Long before there was reality TV or bloggers or people largely making a living out of being themselves, there was Spalding Gray.
This New York performance artist, was founder of the Wooster Group, actor and storyteller of epic proportion. He is perhaps the finest storyteller of his generation.
He managed to make a fairly lucrative career out of turning his life into a series of monologues.
If you haven't seen it already, you need to plant yourself in front your big screen TV and watch Swimming to Cambodia. Even if you haven't seen The Killing Fields, you'll find plenty about Spalding to be interested in. His timing is impeccable. I guarantee he'll have you hanging on every word.
I've followed him for years -- read or seen all 19 of his monologues. Read his novel, Impossible Vacation. And mourned his untimely loss when, after a slow and painful recovery from a car crash in Ireland, he ended his life in 2004.
That's why I was particularly moved by yesterday's screening of "And Everything is Going to Be Fine." Steven Soderberg undertook the task of splicing together a lifetime of archival monologues, interviews and home movies.
This is a film for Spalding junkies, like me. There's no outside voice to make sense of what we're seeing.
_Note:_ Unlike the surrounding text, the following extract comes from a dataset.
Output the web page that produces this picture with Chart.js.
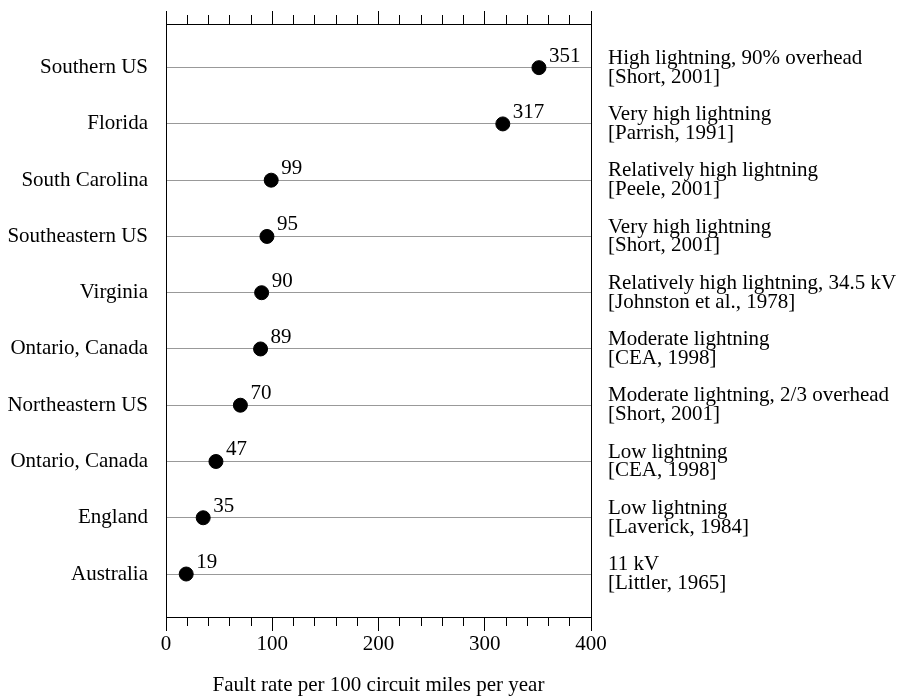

There's no context for his considerable legacy.If this is your first introduction to him, I'm afraid you'd be lost.
But i loved it.
It allows us a rare glimpse into the private life of a very public man.
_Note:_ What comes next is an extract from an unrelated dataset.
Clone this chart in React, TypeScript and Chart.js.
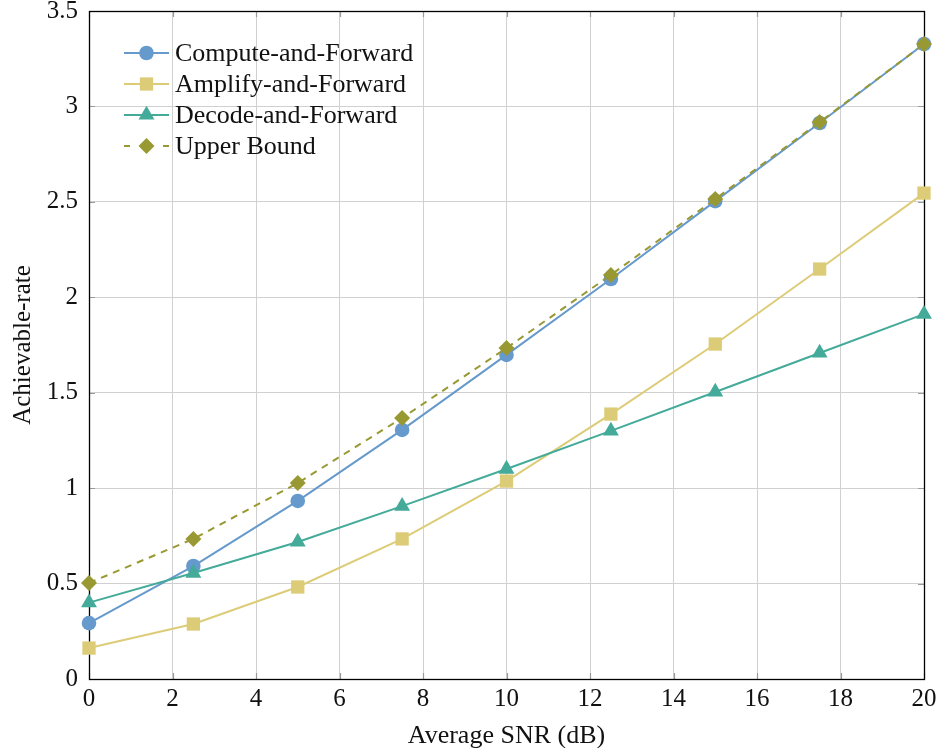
import React, { useEffect, useRef } from 'react';
import { Chart, registerables } from 'chart.js';

Chart.register(...registerables);

const snr = [0, 2.5, 5, 7.5, 10, 12.5, 15, 17.5, 20];
const computeForward = [0.293, 0.592, 0.933, 1.305, 1.698, 2.096, 2.504, 2.913, 3.327];
const amplifyForward = [0.162, 0.288, 0.482, 0.734, 1.037, 1.388, 1.755, 2.148, 2.546];
const decodeForward = [0.4, 0.555, 0.718, 0.906, 1.1, 1.3, 1.504, 1.708, 1.912];
const upperBound = [0.503, 0.734, 1.027, 1.368, 1.734, 2.117, 2.515, 2.918, 3.327];

const seriesNames = ['Compute-and-Forward', 'Amplify-and-Forward', 'Decode-and-Forward', 'Upper Bound'];
const xTicks = [0, 2, 4, 6, 8, 10, 12, 14, 16, 18, 20];
const yTicks = [0, 0.5, 1, 1.5, 2, 2.5, 3, 3.5];

const FONT = "'Liberation Serif', 'Times New Roman', serif";
const FS = 25;
const FS_BIG = 26;

const colors = ['#6699cc', '#ddcc77', '#44aa99', '#999933'];
const pointStyles = ['circle', 'rect', 'triangle', 'rectRot'];
const pointRadii = [7.3, 9.4, 9.2, 8];
const dashes: number[][] = [[], [], [], [7, 6]];

function drawMarker(ctx: CanvasRenderingContext2D, style: string, r: number, x: number, y: number) {
  ctx.beginPath();
  if (style === 'circle') {
    ctx.arc(x, y, r, 0, Math.PI * 2);
  } else if (style === 'rect') {
    const s = r * Math.SQRT1_2;
    ctx.rect(x - s, y - s, 2 * s, 2 * s);
  } else if (style === 'triangle') {
    let rad = 0;
    ctx.moveTo(x + Math.sin(rad) * r, y - Math.cos(rad) * r);
    rad += (2 * Math.PI) / 3;
    ctx.lineTo(x + Math.sin(rad) * r, y - Math.cos(rad) * r);
    rad += (2 * Math.PI) / 3;
    ctx.lineTo(x + Math.sin(rad) * r, y - Math.cos(rad) * r);
    ctx.closePath();
  } else {
    ctx.moveTo(x - r, y);
    ctx.lineTo(x, y - r);
    ctx.lineTo(x + r, y);
    ctx.lineTo(x, y + r);
    ctx.closePath();
  }
  ctx.fill();
}

const framePlugin = {
  id: 'frameTicks',
  beforeDatasetsDraw(chart: any) {
    const { ctx, chartArea: a, scales } = chart;
    ctx.save();
    ctx.strokeStyle = '#9a9a9a';
    ctx.lineWidth = 1.2;
    const len = 6;
    for (const v of xTicks) {
      const x = Math.round(scales.x.getPixelForValue(v)) + 0.5;
      ctx.beginPath();
      ctx.moveTo(x, a.bottom);
      ctx.lineTo(x, a.bottom - len);
      ctx.moveTo(x, a.top);
      ctx.lineTo(x, a.top + len);
      ctx.stroke();
    }
    for (const v of yTicks) {
      const y = Math.round(scales.y.getPixelForValue(v)) + 0.5;
      ctx.beginPath();
      ctx.moveTo(a.left, y);
      ctx.lineTo(a.left + len, y);
      ctx.moveTo(a.right, y);
      ctx.lineTo(a.right - len, y);
      ctx.stroke();
    }
    ctx.strokeStyle = '#000';
    ctx.lineWidth = 1.3;
    ctx.strokeRect(Math.round(a.left) + 0.5, Math.round(a.top) + 0.5, Math.round(a.right - a.left), Math.round(a.bottom - a.top));
    ctx.restore();
  },
};

const legendPlugin = {
  id: 'customLegend',
  afterDatasetsDraw(chart: any) {
    const { ctx, chartArea: a } = chart;
    ctx.save();
    const x0 = a.left + 35;
    const y0 = a.top + 42;
    const rowH = 31;
    ctx.font = `${FS_BIG}px ${FONT}`;
    ctx.textBaseline = 'middle';
    ctx.textAlign = 'left';
    seriesNames.forEach((name, i) => {
      const y = y0 + i * rowH;
      ctx.strokeStyle = colors[i];
      ctx.lineWidth = 2;
      ctx.beginPath();
      if (dashes[i].length) {
        ctx.moveTo(x0, y);
        ctx.lineTo(x0 + 6, y);
        ctx.moveTo(x0 + 39, y);
        ctx.lineTo(x0 + 45, y);
      } else {
        ctx.moveTo(x0, y);
        ctx.lineTo(x0 + 45, y);
      }
      ctx.stroke();
      ctx.fillStyle = colors[i];
      drawMarker(ctx, pointStyles[i], pointRadii[i], x0 + 22.5, y);
      ctx.fillStyle = '#111';
      ctx.fillText(name, x0 + 51, y + 1);
    });
    ctx.restore();
  },
};

export default function App() {
  const ref = useRef<HTMLCanvasElement>(null);
  useEffect(() => {
    document.body.style.margin = '0';
    const seriesData = [computeForward, amplifyForward, decodeForward, upperBound];
    const datasets = seriesData.map((vals, i) => ({
      label: seriesNames[i],
      data: snr.map((x, j) => ({ x, y: vals[j] })),
      borderColor: colors[i],
      backgroundColor: colors[i],
      pointBackgroundColor: colors[i],
      pointBorderColor: colors[i],
      pointBorderWidth: 0,
      pointStyle: pointStyles[i],
      pointRadius: pointRadii[i],
      borderWidth: 2,
      borderDash: dashes[i],
      tension: 0,
      clip: false as any,
      order: 4 - i,
    }));
    const chart = new Chart(ref.current!, {
      type: 'line',
      data: { datasets },
      plugins: [framePlugin, legendPlugin],
      options: {
        animation: false,
        responsive: false,
        devicePixelRatio: 1,
        layout: { padding: { top: 11, right: 14, left: 0, bottom: 0 } },
        plugins: { legend: { display: false }, tooltip: { enabled: false } },
        scales: {
          x: {
            type: 'linear',
            min: 0,
            max: 20,
            afterBuildTicks: (s: any) => { s.ticks = xTicks.map((v) => ({ value: v })); },
            afterFit: (s: any) => { s.height = 69; s.paddingLeft = 0; s.paddingRight = 0; },
            grid: { color: '#d0d0d0', lineWidth: 1, drawTicks: false },
            border: { display: false },
            ticks: {
              padding: 5,
              color: '#111',
              font: { family: FONT, size: FS },
              maxRotation: 0,
              autoSkip: false,
              callback: (v: any) => String(v),
            },
            title: {
              display: true,
              text: 'Average SNR (dB)',
              color: '#111',
              font: { family: FONT, size: FS_BIG },
              padding: { top: 0, bottom: -4 },
            },
          },
          y: {
            type: 'linear',
            min: 0,
            max: 3.5,
            afterBuildTicks: (s: any) => { s.ticks = yTicks.map((v) => ({ value: v })); },
            afterFit: (s: any) => { s.width = 89; s.paddingTop = 0; s.paddingBottom = 0; },
            grid: { color: '#d0d0d0', lineWidth: 1, drawTicks: false },
            border: { display: false },
            ticks: {
              padding: 11,
              color: '#111',
              font: { family: FONT, size: FS },
              autoSkip: false,
              callback: (v: any) => String(v),
            },
            title: {
              display: true,
              text: 'Achievable-rate',
              color: '#111',
              font: { family: FONT, size: FS },
              padding: { top: 8, bottom: 0 },
            },
          },
        },
      },
    });
    return () => chart.destroy();
  }, []);
  return (
    <div style={{ width: 938, height: 748 }}>
      <canvas ref={ref} width={938} height={748} style={{ display: 'block' }} />
    </div>
  );
}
Seeing rare interview footage of Spalding with his father, pictures of his mother or home movies of Spalding exulting at his son's antics feels a bit like being invited into JD Salinger's house.
We've always imagined what it looked like...now we're seeing it for the first time.
Everyone in yesterday's showing at the Bell Lightbox stayed until the final credits were over. I wonder if they all miss his voice as much as I do.